[Begin THE RECORDS]

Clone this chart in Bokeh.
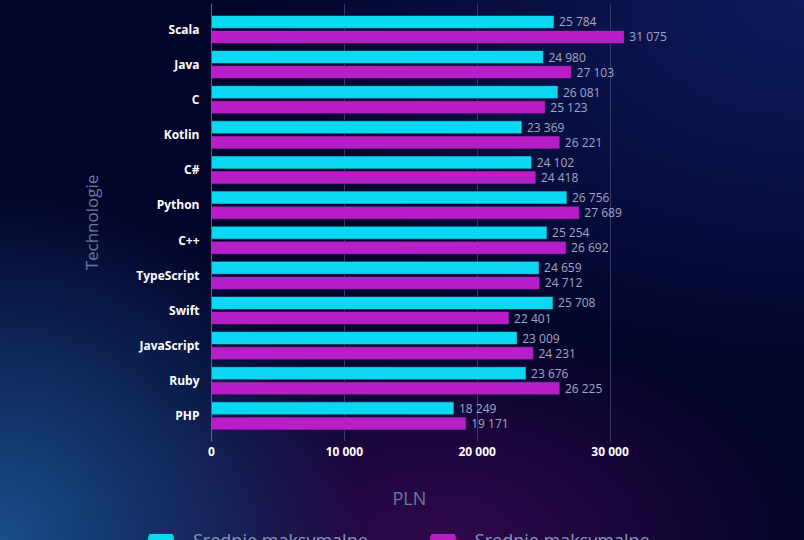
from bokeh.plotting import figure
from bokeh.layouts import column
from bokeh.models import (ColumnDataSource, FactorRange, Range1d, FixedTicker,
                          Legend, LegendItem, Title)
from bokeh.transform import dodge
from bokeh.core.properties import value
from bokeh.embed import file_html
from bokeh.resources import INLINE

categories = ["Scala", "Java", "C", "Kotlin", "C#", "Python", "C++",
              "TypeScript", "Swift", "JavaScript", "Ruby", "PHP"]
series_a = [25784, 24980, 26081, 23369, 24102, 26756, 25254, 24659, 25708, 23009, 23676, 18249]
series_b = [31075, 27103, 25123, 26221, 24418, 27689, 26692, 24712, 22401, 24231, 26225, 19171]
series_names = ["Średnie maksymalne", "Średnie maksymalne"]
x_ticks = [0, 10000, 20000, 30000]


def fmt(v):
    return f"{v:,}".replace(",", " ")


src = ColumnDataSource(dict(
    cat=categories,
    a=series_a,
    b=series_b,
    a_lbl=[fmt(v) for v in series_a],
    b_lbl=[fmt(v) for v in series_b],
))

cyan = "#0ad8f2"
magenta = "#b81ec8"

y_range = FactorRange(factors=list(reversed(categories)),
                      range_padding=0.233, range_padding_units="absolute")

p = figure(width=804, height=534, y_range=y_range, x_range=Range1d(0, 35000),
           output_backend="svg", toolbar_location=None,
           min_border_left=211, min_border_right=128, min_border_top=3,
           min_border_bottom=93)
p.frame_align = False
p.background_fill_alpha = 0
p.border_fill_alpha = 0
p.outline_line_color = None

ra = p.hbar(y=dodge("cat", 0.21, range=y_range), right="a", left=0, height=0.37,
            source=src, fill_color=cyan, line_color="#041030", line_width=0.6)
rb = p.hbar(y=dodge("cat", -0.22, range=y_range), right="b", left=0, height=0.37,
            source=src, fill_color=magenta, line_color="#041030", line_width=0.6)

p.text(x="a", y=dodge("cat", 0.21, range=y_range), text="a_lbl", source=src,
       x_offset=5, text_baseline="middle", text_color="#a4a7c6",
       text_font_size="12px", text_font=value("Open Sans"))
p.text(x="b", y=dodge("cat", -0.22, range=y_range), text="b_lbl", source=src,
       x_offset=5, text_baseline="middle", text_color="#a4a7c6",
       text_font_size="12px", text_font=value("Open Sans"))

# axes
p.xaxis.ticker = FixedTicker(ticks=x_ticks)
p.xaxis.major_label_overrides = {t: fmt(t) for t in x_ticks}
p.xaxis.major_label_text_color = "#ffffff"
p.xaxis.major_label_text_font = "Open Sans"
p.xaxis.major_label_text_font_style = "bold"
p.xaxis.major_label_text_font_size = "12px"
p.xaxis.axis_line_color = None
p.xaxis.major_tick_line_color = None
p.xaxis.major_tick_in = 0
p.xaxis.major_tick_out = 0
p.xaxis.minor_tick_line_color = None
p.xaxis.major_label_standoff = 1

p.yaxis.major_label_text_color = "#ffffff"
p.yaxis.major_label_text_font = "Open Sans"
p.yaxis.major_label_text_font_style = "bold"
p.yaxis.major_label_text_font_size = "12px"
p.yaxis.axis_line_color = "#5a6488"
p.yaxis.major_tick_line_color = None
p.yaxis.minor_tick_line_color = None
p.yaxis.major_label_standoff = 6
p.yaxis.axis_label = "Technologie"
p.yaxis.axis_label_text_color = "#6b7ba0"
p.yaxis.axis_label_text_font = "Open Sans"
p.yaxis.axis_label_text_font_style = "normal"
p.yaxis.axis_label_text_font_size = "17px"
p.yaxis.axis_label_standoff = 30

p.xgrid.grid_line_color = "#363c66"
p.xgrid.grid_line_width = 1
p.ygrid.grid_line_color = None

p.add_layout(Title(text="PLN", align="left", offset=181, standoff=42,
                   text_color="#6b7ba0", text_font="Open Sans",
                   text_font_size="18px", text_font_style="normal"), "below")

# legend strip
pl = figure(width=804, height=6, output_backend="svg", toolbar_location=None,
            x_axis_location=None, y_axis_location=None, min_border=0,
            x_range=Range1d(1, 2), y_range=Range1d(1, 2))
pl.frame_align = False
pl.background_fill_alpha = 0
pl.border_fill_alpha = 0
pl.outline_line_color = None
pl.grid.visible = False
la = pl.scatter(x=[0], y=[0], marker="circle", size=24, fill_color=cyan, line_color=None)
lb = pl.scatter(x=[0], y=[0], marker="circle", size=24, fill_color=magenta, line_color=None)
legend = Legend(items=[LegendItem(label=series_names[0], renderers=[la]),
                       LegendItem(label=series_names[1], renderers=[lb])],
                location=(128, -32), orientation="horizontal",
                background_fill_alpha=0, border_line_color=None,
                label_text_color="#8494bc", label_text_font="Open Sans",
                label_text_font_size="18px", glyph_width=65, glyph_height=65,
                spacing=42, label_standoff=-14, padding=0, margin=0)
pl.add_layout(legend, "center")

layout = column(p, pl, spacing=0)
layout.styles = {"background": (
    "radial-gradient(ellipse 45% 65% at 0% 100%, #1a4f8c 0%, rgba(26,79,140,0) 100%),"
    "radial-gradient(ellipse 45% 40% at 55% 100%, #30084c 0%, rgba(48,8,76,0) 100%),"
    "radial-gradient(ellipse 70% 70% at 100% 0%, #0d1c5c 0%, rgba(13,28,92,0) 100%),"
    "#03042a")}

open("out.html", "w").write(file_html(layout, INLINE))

[End THE RECORDS]
[Begin THE RECORDS]

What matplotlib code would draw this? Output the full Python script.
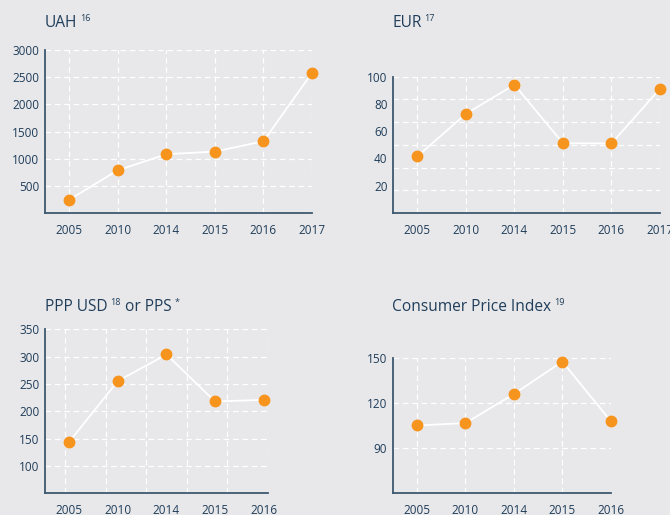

[End THE RECORDS]

● **EXERCISE PROMPT**:
Above are some entries. Restate word for word the lines from the one holding "Clone this chart in Bokeh." through the one holding "from bokeh.resources import INLINE", but not the pictures.

● **EXPECTED ANSWER**:
Clone this chart in Bokeh.
from bokeh.plotting import figure
from bokeh.layouts import column
from bokeh.models import (ColumnDataSource, FactorRange, Range1d, FixedTicker,
                          Legend, LegendItem, Title)
from bokeh.transform import dodge
from bokeh.core.properties import value
from bokeh.embed import file_html
from bokeh.resources import INLINE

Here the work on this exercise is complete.